Here is my jacket before I started doing the top stitching.The bulky (but beautifully light) wool is calling out for a little definition, so even if the pattern didn’t demand it I would say this was a good candidate for a bit of the old topstitching. The point of it, practically, is not just decorative. It keeps all the edges of your jacket or coat from turning out, and by doing the sewing by hand, you gently manipulate and mould every edge to lie exactly as you want it. And the actual jacket edge looks defined and a bit like piping.

The weather is lovely in London this week, so I wore my jacket out even though it is not finished. A (male) work colleague and a blog reader (Patricia Brown) both complimented me on it. I think it is a great colour for me and it makes me feel really happy.

Here are the instructions.
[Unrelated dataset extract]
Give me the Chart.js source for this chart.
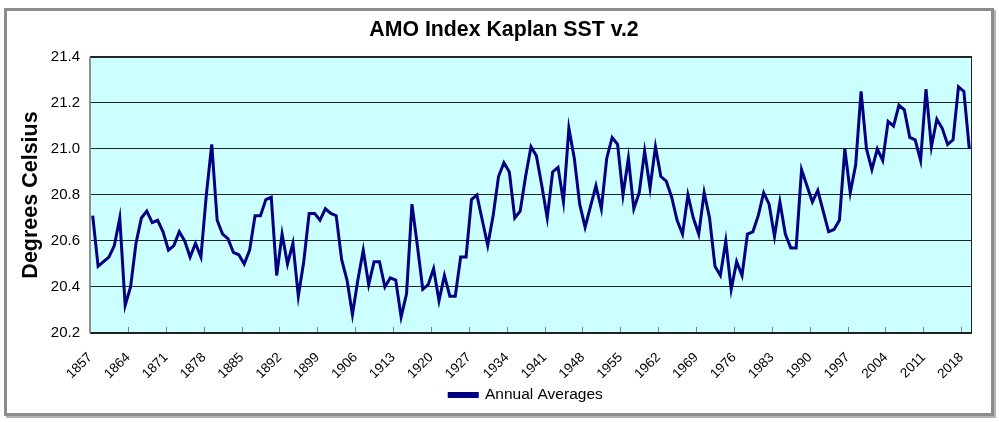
<!DOCTYPE html>
<html>
<head>
<meta charset="utf-8">
<title>AMO Index Kaplan SST v.2</title>
<script src="https://cdn.jsdelivr.net/npm/chart.js@4.4.1/dist/chart.umd.min.js"></script>
<style>
  html, body { margin: 0; padding: 0; background: #fff; }
  #frame {
    position: absolute; left: 4px; top: 8px; width: 984px; height: 402px;
    border: 3px solid #8c8c8c; box-shadow: 2px 2px 0 #b4b4b4; background: #fff;
  }
  #amoCanvas { position: absolute; left: 0; top: 0; }
</style>
</head>
<body>
<div id="frame"></div>
<canvas id="amoCanvas" width="999" height="422"></canvas>
<script>
// Annual averages, one value per year starting 1857
const firstYear = 1857;
const amoAnnual = [
  20.71, 20.49, 20.51, 20.53, 20.58, 20.70, 20.32, 20.40, 20.59, 20.70,
  20.73, 20.68, 20.69, 20.64, 20.56, 20.58, 20.64, 20.60, 20.53, 20.59,
  20.53, 20.80, 21.02, 20.69, 20.63, 20.61, 20.55, 20.54, 20.50, 20.56,
  20.71, 20.71, 20.78, 20.79, 20.45, 20.63, 20.50, 20.59, 20.36, 20.51,
  20.72, 20.72, 20.69, 20.74, 20.72, 20.71, 20.52, 20.43, 20.28, 20.43,
  20.56, 20.41, 20.51, 20.51, 20.40, 20.44, 20.43, 20.27, 20.37, 20.76,
  20.58, 20.39, 20.41, 20.48, 20.34, 20.45, 20.36, 20.36, 20.53, 20.53,
  20.78, 20.80, 20.69, 20.58, 20.71, 20.88, 20.94, 20.90, 20.70, 20.73,
  20.88, 21.01, 20.97, 20.84, 20.70, 20.90, 20.92, 20.77, 21.09, 20.96,
  20.76, 20.66, 20.75, 20.84, 20.74, 20.96, 21.05, 21.02, 20.80, 20.96,
  20.74, 20.81, 20.99, 20.83, 21.01, 20.88, 20.86, 20.79, 20.69, 20.63,
  20.80, 20.70, 20.63, 20.81, 20.70, 20.49, 20.45, 20.60, 20.39, 20.51,
  20.45, 20.63, 20.64, 20.71, 20.81, 20.76, 20.62, 20.77, 20.63, 20.57,
  20.57, 20.91, 20.84, 20.77, 20.82, 20.73, 20.64, 20.65, 20.69, 21.00,
  20.81, 20.93, 21.25, 21.00, 20.91, 21.00, 20.95, 21.12, 21.10, 21.19,
  21.17, 21.05, 21.04, 20.95, 21.26, 21.01, 21.13, 21.09, 21.02, 21.04,
  21.27, 21.25, 21.00
];
const years = amoAnnual.map((v, i) => String(firstYear + i));
const yTicks = [20.2, 20.4, 20.6, 20.8, 21.0, 21.2, 21.4];
const labelEvery = 7;

const fontFamily = '"Liberation Sans", Arial, sans-serif';

// cyan plot background, plot border and the small inward tick marks
const plotFrame = {
  id: 'plotFrame',
  afterLayout(chart) {
    // title and legend are centred on the plot, not on the whole canvas
    const a = chart.chartArea;
    const shift = (box, centre) => {
      const dx = centre - (box.left + box.right) / 2;
      box.left += dx;
      box.right += dx;
    };
    shift(chart.titleBlock, 504);
    shift(chart.legend, (a.left + a.right) / 2 - 5);
  },
  beforeDraw(chart) {
    const a = chart.chartArea;
    const ctx = chart.ctx;
    ctx.save();
    ctx.fillStyle = '#ccffff';
    ctx.fillRect(a.left, a.top, a.right - a.left, a.bottom - a.top);
    ctx.restore();
  },
  beforeDatasetsDraw(chart) {
    const a = chart.chartArea;
    const ctx = chart.ctx;
    const x = chart.scales.x;
    const half = (x.getPixelForValue(1) - x.getPixelForValue(0)) / 2;
    ctx.save();
    ctx.strokeStyle = '#808080';
    ctx.lineWidth = 1;
    for (let i = labelEvery; i < years.length; i += labelEvery) {
      const px = Math.round(x.getPixelForValue(i) - half) + 0.5;
      ctx.beginPath();
      ctx.moveTo(px, a.bottom - 6);
      ctx.lineTo(px, a.bottom);
      ctx.stroke();
    }
    ctx.strokeStyle = '#222';
    ctx.strokeRect(a.left + 0.5, a.top + 0.5, a.right - a.left - 1, a.bottom - a.top - 1);
    ctx.strokeStyle = '#909090';
    ctx.lineWidth = 2;
    ctx.beginPath();
    ctx.moveTo(a.left, a.top);
    ctx.lineTo(a.left, a.bottom);
    ctx.stroke();
    ctx.restore();
  }
};

new Chart(document.getElementById('amoCanvas').getContext('2d'), {
  type: 'line',
  data: {
    labels: years,
    datasets: [{
      label: 'Annual Averages',
      data: amoAnnual,
      borderColor: '#000080',
      backgroundColor: '#000080',
      borderWidth: 3,
      pointRadius: 0,
      tension: 0
    }]
  },
  options: {
    responsive: false,
    animation: false,
    layout: { padding: { left: 0, right: 27, top: 0, bottom: 9.25 } },
    plugins: {
      title: {
        display: true,
        text: 'AMO Index Kaplan SST v.2',
        color: '#000',
        font: { family: fontFamily, size: 21.3, weight: 'bold' },
        padding: { top: 17.3, bottom: 14.1 }
      },
      legend: {
        position: 'bottom',
        labels: {
          color: '#000',
          font: { family: fontFamily, size: 15.5 },
          boxWidth: 28,
          boxHeight: 3,
          padding: 4
        }
      },
      tooltip: { enabled: false }
    },
    scales: {
      x: {
        type: 'category',
        offset: true,
        grid: { display: false },
        border: { display: false },
        afterFit(scale) { scale.height = 50.25; },
        ticks: {
          autoSkip: false,
          minRotation: 45,
          maxRotation: 45,
          padding: 8.5,
          labelOffset: -2.5,
          color: '#000',
          font: { family: fontFamily, size: 13.5 },
          callback(value, index) {
            return index % labelEvery === 0 ? years[index] : '';
          }
        }
      },
      y: {
        min: 20.2,
        max: 21.4,
        afterFit(scale) { scale.width = 90; },
        afterBuildTicks(scale) {
          scale.ticks = yTicks.map(v => ({ value: v }));
        },
        grid: { color: '#222', lineWidth: 1, drawTicks: false },
        border: { display: false },
        ticks: {
          padding: 10,
          color: '#000',
          font: { family: fontFamily, size: 15 },
          callback(value) { return Number(value).toFixed(1); }
        },
        title: {
          display: true,
          text: 'Degrees Celsius',
          color: '#000',
          font: { family: fontFamily, size: 21.5, weight: 'bold' },
          padding: { top: 18, bottom: 0 }
        }
      }
    }
  },
  plugins: [plotFrame]
});
</script>
</body>
</html>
I had a long car journey this weekend, going to see my Mother in Lancashire, so apart from replacing the pockets I did the top stitching in the car.
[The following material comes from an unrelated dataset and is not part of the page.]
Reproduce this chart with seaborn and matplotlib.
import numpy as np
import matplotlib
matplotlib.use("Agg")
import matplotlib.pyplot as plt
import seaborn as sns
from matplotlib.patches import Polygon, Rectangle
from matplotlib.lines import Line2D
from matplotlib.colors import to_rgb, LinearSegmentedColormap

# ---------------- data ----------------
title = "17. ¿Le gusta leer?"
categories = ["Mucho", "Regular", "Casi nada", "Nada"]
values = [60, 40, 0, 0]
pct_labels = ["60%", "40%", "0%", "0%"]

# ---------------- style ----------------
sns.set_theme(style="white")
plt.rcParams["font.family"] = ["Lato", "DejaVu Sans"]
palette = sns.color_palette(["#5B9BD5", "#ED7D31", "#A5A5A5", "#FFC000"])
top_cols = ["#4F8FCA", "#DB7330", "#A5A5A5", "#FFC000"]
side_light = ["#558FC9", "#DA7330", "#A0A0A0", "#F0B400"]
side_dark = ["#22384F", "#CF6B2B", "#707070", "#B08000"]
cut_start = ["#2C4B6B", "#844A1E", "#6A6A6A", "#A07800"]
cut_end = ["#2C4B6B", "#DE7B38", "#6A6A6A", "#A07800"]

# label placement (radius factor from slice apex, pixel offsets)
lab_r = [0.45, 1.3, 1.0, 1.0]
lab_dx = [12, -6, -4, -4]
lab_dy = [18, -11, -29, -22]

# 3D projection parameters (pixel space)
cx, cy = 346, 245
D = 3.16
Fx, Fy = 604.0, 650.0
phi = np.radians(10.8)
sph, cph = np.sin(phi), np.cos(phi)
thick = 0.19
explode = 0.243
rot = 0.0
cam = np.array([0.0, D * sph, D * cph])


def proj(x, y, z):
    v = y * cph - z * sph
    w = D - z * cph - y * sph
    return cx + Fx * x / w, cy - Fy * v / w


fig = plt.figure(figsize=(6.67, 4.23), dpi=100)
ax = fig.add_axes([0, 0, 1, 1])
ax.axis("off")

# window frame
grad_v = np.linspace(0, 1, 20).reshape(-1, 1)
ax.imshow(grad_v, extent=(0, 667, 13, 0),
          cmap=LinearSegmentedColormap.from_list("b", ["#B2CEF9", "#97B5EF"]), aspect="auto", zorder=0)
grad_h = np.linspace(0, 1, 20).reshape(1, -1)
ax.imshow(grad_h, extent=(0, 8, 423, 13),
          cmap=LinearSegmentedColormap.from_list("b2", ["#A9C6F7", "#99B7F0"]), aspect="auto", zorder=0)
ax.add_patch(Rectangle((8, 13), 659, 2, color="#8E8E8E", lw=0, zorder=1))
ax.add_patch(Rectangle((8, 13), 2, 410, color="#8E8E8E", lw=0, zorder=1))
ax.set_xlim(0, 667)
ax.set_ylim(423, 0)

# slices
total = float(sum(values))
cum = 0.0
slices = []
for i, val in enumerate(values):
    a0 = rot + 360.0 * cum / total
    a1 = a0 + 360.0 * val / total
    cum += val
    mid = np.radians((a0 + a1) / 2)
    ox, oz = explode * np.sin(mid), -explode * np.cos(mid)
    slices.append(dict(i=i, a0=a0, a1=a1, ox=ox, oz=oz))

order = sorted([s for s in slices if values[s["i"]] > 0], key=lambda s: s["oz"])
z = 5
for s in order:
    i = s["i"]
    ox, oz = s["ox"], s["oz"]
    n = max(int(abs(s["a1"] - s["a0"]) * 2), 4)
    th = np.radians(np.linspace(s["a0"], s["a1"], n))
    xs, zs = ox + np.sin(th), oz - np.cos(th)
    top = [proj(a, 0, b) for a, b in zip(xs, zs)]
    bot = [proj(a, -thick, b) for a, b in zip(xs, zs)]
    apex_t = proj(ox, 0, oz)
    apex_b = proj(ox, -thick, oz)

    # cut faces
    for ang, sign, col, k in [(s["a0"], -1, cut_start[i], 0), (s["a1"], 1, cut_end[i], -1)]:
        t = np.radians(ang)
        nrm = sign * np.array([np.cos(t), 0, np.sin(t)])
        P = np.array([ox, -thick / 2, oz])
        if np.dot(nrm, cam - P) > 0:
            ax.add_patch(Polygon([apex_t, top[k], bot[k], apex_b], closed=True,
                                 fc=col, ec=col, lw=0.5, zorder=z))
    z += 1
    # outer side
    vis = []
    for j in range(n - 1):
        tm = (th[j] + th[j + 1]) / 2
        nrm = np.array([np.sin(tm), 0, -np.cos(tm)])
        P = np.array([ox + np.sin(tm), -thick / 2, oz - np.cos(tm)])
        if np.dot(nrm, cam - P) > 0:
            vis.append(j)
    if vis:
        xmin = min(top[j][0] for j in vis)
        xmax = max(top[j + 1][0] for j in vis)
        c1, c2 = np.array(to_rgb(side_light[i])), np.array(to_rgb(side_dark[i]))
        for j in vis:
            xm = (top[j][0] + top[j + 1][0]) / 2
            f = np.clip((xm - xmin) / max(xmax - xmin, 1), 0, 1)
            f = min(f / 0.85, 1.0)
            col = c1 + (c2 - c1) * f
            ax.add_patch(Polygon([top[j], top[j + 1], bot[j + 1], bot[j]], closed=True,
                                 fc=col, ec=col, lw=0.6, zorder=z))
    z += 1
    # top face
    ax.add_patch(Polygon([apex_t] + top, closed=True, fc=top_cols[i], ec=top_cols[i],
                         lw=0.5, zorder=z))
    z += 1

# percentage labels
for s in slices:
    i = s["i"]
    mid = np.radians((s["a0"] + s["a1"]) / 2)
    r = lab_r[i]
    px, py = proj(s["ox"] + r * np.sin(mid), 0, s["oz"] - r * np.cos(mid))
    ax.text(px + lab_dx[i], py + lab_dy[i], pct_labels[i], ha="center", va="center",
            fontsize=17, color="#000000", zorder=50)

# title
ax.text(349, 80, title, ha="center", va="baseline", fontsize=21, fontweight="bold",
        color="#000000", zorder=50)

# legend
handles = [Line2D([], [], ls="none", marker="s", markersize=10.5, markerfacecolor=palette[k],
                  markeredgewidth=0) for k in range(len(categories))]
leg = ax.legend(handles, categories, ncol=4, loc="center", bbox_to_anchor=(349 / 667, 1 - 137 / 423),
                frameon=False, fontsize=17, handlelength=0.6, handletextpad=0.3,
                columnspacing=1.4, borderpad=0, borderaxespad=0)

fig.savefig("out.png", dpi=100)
Top stitching instructions
Top stitching instructions

Once I arrived in Lancashire my Mum (with whom we celebrated her 87th birthday) asked to try it on.
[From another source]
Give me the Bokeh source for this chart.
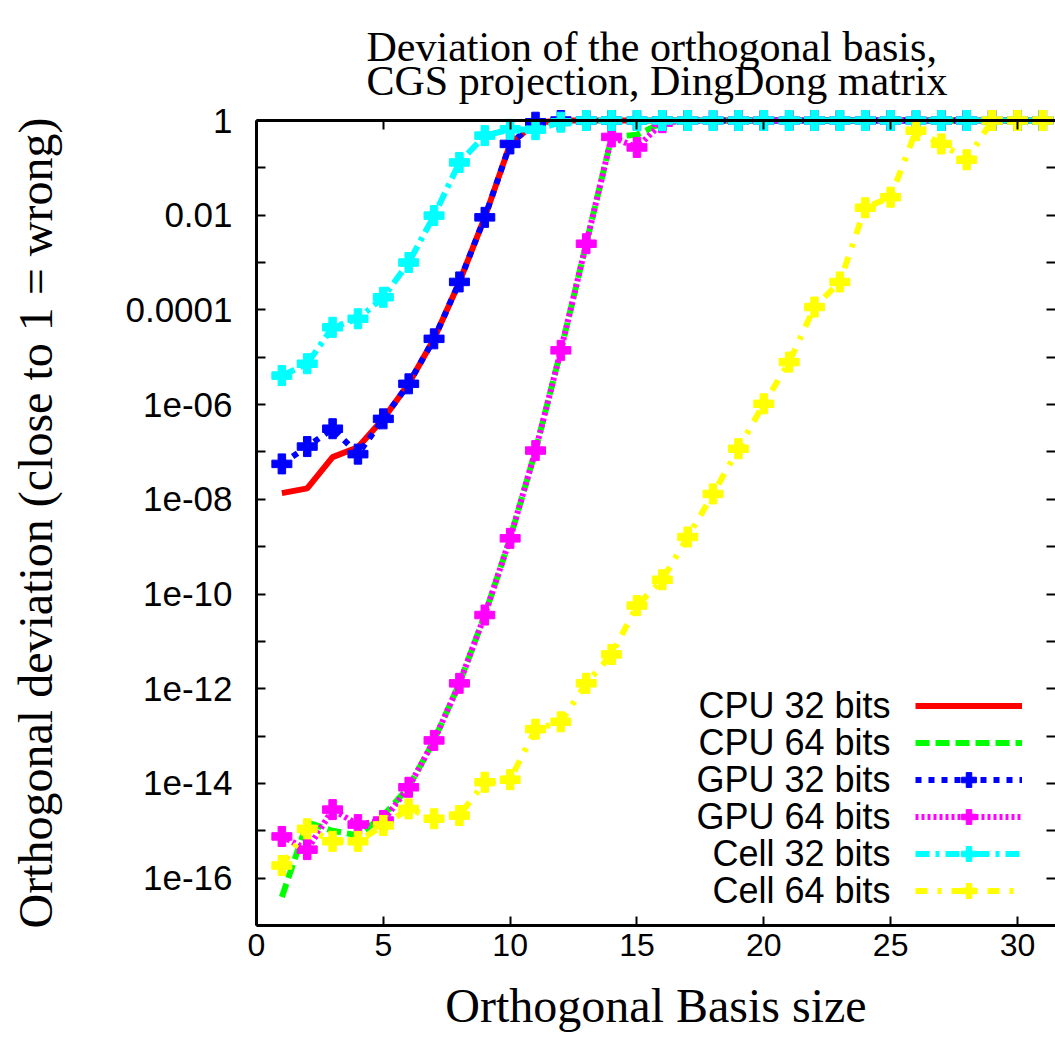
from bokeh.plotting import figure
from bokeh.models import (LogAxis, LinearAxis, FixedTicker, CustomJSTickFormatter,
                          Label, Legend, LegendItem, Range1d, ColumnDataSource)
from bokeh.embed import file_html
from bokeh.resources import INLINE

# ---------------- data ----------------
basis_size = list(range(1, 32))
cpu32 = [1.35e-8, 1.7e-8, 7.8e-8, 1.26e-7, 5e-7, 2.75e-6, 2.45e-5, 3.9e-4, 9e-3, 0.32, 0.9] + [1.0] * 20
cpu64 = [4e-17, 1.5e-15, 1e-15, 8e-16, 2.1e-15, 8.3e-15, 8.1e-14, 1.3e-12, 3.6e-11, 1.5e-9,
         1.07e-7, 1.4e-5, 2.5e-3, 0.45, 0.5, 0.9] + [1.0] * 15
gpu32 = [5.6e-8, 1.3e-7, 3.1e-7, 9e-8, 5e-7, 2.75e-6, 2.45e-5, 3.9e-4, 9e-3, 0.32, 0.92] + [1.0] * 20
gpu64 = [7.6e-16, 4e-16, 2.8e-15, 1.35e-15, 1.65e-15, 8.3e-15, 8.1e-14, 1.3e-12, 3.6e-11, 1.5e-9,
         1.07e-7, 1.4e-5, 2.5e-3, 0.45, 0.27, 0.9] + [1.0] * 15
cell32 = [4.1e-6, 7.3e-6, 4.3e-5, 6.5e-5, 1.85e-4, 1e-3, 9.8e-3, 0.13, 0.48, 0.65, 0.64, 0.92] + [1.0] * 19
cell64 = [1.85e-16, 1.1e-15, 6e-16, 6e-16, 1.3e-15, 2.9e-15, 1.8e-15, 2.1e-15, 1.06e-14, 1.2e-14,
          1.4e-13, 2e-13, 1.3e-12, 5.3e-12, 5.7e-11, 2e-10, 1.6e-9, 1.3e-8, 1.17e-7, 1.04e-6,
          7.9e-6, 1.15e-4, 3.9e-4, 0.0144, 0.024, 0.61, 0.32, 0.148, 1.0, 1.0, 1.0]

series_names = ["CPU 32 bits", "CPU 64 bits", "GPU 32 bits", "GPU 64 bits", "Cell 32 bits", "Cell 64 bits"]
series_values = [cpu32, cpu64, gpu32, gpu64, cell32, cell64]

x_ticks = [0, 5, 10, 15, 20, 25, 30]
y_major = [10.0 ** e for e in range(-16, 1, 2)]
y_minor = [10.0 ** e for e in range(-17, 0, 2)]

title_text = "Deviation of the orthogonal basis,\nCGS projection, DingDong matrix"
x_label = "Orthogonal Basis size"
y_label = "Orthogonal deviation (close to 1 = wrong)"

# ---------------- styles ----------------
colors = ["#ff0000", "#00ff00", "#0000ff", "#ff00ff", "#00ffff", "#ffff00"]
dashes = ["solid", "14 6", "6 7", "3 3", "14 6 4 6", "12 10 4 10"]
has_marker = [False, False, True, True, True, True]

p = figure(width=1055, height=1043, output_backend="svg", toolbar_location=None,
           x_range=Range1d(0, 31.5), y_range=Range1d(1e-17, 1), y_axis_type="log",
           min_border_left=256, min_border_right=0, min_border_top=120, min_border_bottom=118)
p.outline_line_color = None
p.grid.visible = False
p.background_fill_color = "white"
p.border_fill_color = "white"
p.title.text = title_text
p.title.text_font = "Liberation Serif"
p.title.text_font_size = "42px"
p.title.text_font_style = "normal"
p.title.text_line_height = 0.75
p.title.align = "left"
p.title.offset = 110
p.title.standoff = 33
p.title.text_color = "black"

xticker = FixedTicker(ticks=x_ticks, minor_ticks=[])
yticker = FixedTicker(ticks=y_major, minor_ticks=y_minor)
yfmt = CustomJSTickFormatter(code="""
const e = Math.round(Math.log10(tick));
if (e == 0) return "1";
if (e == -2) return "0.01";
if (e == -4) return "0.0001";
const a = Math.abs(e);
return "1e-" + (a < 10 ? "0" + a : "" + a);
""")
blank = CustomJSTickFormatter(code='return "";')

xaxis = p.xaxis[0]
yaxis = p.yaxis[0]
xaxis.ticker = xticker
yaxis.ticker = yticker
yaxis.formatter = yfmt

top_axis = LinearAxis(ticker=xticker, formatter=blank)
right_axis = LogAxis(ticker=yticker, formatter=blank)
p.add_layout(top_axis, "above")
p.add_layout(right_axis, "right")

for ax in [xaxis, yaxis, top_axis, right_axis]:
    ax.axis_line_width = 3
    ax.axis_line_color = "black"
    ax.major_tick_in = 9
    ax.major_tick_out = 0
    ax.minor_tick_in = 9
    ax.minor_tick_out = 0
    ax.major_tick_line_width = 2
    ax.minor_tick_line_width = 2
    ax.major_tick_line_color = "black"
    ax.minor_tick_line_color = "black"

for ax in [top_axis, right_axis]:
    ax.major_label_standoff = 0
right_axis.axis_line_color = None
top_axis.level = "overlay"

yaxis.major_label_text_font = "Liberation Sans"
yaxis.major_label_text_font_size = "35px"
yaxis.major_label_text_color = "black"
yaxis.major_label_standoff = 24
yaxis.axis_label = y_label
yaxis.axis_label_text_font = "Liberation Serif"
yaxis.axis_label_text_font_size = "48px"
yaxis.axis_label_text_font_style = "normal"
yaxis.axis_label_text_color = "black"
yaxis.axis_label_standoff = 60

xaxis.major_label_text_font = "Liberation Sans"
xaxis.major_label_text_font_size = "32px"
xaxis.major_label_text_color = "black"
xaxis.major_label_standoff = 8
xaxis.axis_label = x_label
xaxis.axis_label_text_font = "Liberation Serif"
xaxis.axis_label_text_font_size = "48px"
xaxis.axis_label_text_font_style = "normal"
xaxis.axis_label_text_color = "black"
xaxis.axis_label_standoff = 20

# ---------------- data renderers ----------------
items = []
for name, vals, color, dash, mk in zip(series_names, series_values, colors, dashes, has_marker):
    src = ColumnDataSource(dict(x=basis_size, y=vals))
    rends = [p.line("x", "y", source=src, line_color=color, line_width=6, line_dash=dash,
                    level="overlay")]
    if mk:
        rends.append(p.scatter("x", "y", source=src, marker="plus", size=20, color=color,
                               level="overlay"))
    items.append(LegendItem(label=" ", renderers=rends))

legend = Legend(items=items, location=(659, 16), orientation="vertical",
                glyph_width=107, glyph_height=37, spacing=0, padding=0, margin=0,
                border_line_color=None, background_fill_alpha=0,
                label_text_font_size="10px", label_standoff=0)
p.add_layout(legend)

for i, name in enumerate(series_names):
    p.add_layout(Label(x=634, y=220 - 37 * i, x_units="screen", y_units="screen", text=name,
                       text_align="right", text_baseline="middle", text_font="Liberation Sans",
                       text_font_size="36px", text_color="black"))

open("out.html", "w").write(file_html(p, INLINE))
Elderly lady in vintage jacket
Mother in Vogue 7133

You will see having let my Mum try it on I had a hard time getting it back.

Great grandma, Ted, strawberries
Great grandma, Ted, strawberries

And here it is on me. I love it. Warm, light, a great colour and just the thing I needed to add to my wardrobe. I wore it again yesterday with a pink skirt and shell top.

25 Responses

  1. Joyce Latham

    Wow! It looks fabulous on both of you! Ha!
    It’s so nice to see and hear you so very happy with your completed jacket. I love the top stitching!
    Bravo Kate! Excellent, as always !
    Joyce ??

  2. AnnIe

    Such an uplifting colour on you, don’t you think yellow is underrated? I had never thought of hand topstitching but I do like the idea and will definitely use it. Lovely jacket and a neat kimono sleeve. I also like how you’ve styled it, looks great with the green and blue.

  3. Liz Cooney

    Very, very elegant. It looks wonderful on you! This style really suits you. Also, I am a bit biased because I prefer solids. – I remember reading, once, that Jackie O avoided prints…and I thought about it. It’s true….she’s almost always in solids in photos. And she was, of course, always so chic. (Kind of like you in your soft-yellow jacket!) ~

  4. Stephanie

    K, This is gorgeous on both you and your mum. Wow! The colour is even prettier and more lemon-y than I had thought and the shape and fit perfect on you.

    The idea of hand top-stitching piques my interest. I love hand sewing and I am always nervous top-stitching with the machine because I agree that top-stitching can either make or ruin a garment. I sometimes skip it in places I am supposed to use it. I’m going to have to look for a garment that can benefit from this treatment.

      • fabrickated

        I used Gutterman top stitching thread – I think it is the same as the button hole thread. 30m/337ds, 100% polyester. It has CA 02776 on the reel. I think you would enjoy doing it S – measure from the finished edge (5/8th) and try to keep it straight! It is just a tiny running stitch/stab stitch.

        • Stephanie

          Thanks, K. This is exactly what I was wondering. A jacket with top-stitching is definitely in my future. Yours is perfect!

  5. Anne

    Great jacket – classy. Will you make one for your Mum? She’s the same age as my mother – but I’m a summer and Mum’s an autumn so we don’t have too much in common with garment colours. I like your top stitching (I can’t do anything in a car like reading lest I get travel sick). I prefer plain colours, too, but have decided to experiment with prints. We’ll see.

  6. Chris

    this is a revelation – for some reason, I never thought of top stitching by hand, yet it’s so much more controllable! your jacket looks great, by the way…

  7. Alli

    Your jacket looks beautifully made! The topstitching is so impressive — at first, I thought you meant that you were going to do it by machine, and I’m nervous enough doing it that way, let alone by hand. Great job! 🙂

  8. Mem

    the jacket looks lovely on you and your mum ! I love top stitching and get a pretty good result by using a machine stitching to get a nice straight line and then use the stitch interval to get even hand sewn stitches . I use a basting thread or a silk thread to make it easy to pull it out or sometimes just leave it there buried in the fabric.

    • fabrickated

      Thank you Mem. I did wonder about marking the line first, so this is a good tip. I just kept my little measure close by and kept checking the distance from the edge.